------ Supplied data ------
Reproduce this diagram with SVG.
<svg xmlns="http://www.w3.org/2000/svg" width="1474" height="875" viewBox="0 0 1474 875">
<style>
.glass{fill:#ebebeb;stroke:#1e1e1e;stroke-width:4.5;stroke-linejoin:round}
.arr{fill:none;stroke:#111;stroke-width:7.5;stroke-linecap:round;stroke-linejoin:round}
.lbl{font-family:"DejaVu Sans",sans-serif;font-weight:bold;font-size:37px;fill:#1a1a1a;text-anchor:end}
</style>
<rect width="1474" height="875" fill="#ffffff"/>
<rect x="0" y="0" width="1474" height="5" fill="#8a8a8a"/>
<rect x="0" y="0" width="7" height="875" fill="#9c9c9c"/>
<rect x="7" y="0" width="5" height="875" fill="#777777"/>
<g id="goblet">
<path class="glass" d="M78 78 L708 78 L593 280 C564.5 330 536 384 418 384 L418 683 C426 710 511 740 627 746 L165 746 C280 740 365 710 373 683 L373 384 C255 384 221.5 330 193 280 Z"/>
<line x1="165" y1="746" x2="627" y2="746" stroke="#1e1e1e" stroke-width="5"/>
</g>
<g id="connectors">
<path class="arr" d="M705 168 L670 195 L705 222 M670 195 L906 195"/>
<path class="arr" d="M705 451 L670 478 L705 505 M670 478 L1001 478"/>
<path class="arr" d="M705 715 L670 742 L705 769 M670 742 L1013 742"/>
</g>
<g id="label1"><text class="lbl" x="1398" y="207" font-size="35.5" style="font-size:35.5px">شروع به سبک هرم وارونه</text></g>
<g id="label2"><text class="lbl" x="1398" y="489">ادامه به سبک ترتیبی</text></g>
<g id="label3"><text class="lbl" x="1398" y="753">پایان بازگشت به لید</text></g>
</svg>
------
### Work instructions
Extract all the material, leaving every line as it is.

### Output for this task
Reproduce this diagram with SVG.
<svg xmlns="http://www.w3.org/2000/svg" width="1474" height="875" viewBox="0 0 1474 875">
<style>
.glass{fill:#ebebeb;stroke:#1e1e1e;stroke-width:4.5;stroke-linejoin:round}
.arr{fill:none;stroke:#111;stroke-width:7.5;stroke-linecap:round;stroke-linejoin:round}
.lbl{font-family:"DejaVu Sans",sans-serif;font-weight:bold;font-size:37px;fill:#1a1a1a;text-anchor:end}
</style>
<rect width="1474" height="875" fill="#ffffff"/>
<rect x="0" y="0" width="1474" height="5" fill="#8a8a8a"/>
<rect x="0" y="0" width="7" height="875" fill="#9c9c9c"/>
<rect x="7" y="0" width="5" height="875" fill="#777777"/>
<g id="goblet">
<path class="glass" d="M78 78 L708 78 L593 280 C564.5 330 536 384 418 384 L418 683 C426 710 511 740 627 746 L165 746 C280 740 365 710 373 683 L373 384 C255 384 221.5 330 193 280 Z"/>
<line x1="165" y1="746" x2="627" y2="746" stroke="#1e1e1e" stroke-width="5"/>
</g>
<g id="connectors">
<path class="arr" d="M705 168 L670 195 L705 222 M670 195 L906 195"/>
<path class="arr" d="M705 451 L670 478 L705 505 M670 478 L1001 478"/>
<path class="arr" d="M705 715 L670 742 L705 769 M670 742 L1013 742"/>
</g>
<g id="label1"><text class="lbl" x="1398" y="207" font-size="35.5" style="font-size:35.5px">شروع به سبک هرم وارونه</text></g>
<g id="label2"><text class="lbl" x="1398" y="489">ادامه به سبک ترتیبی</text></g>
<g id="label3"><text class="lbl" x="1398" y="753">پایان بازگشت به لید</text></g>
</svg>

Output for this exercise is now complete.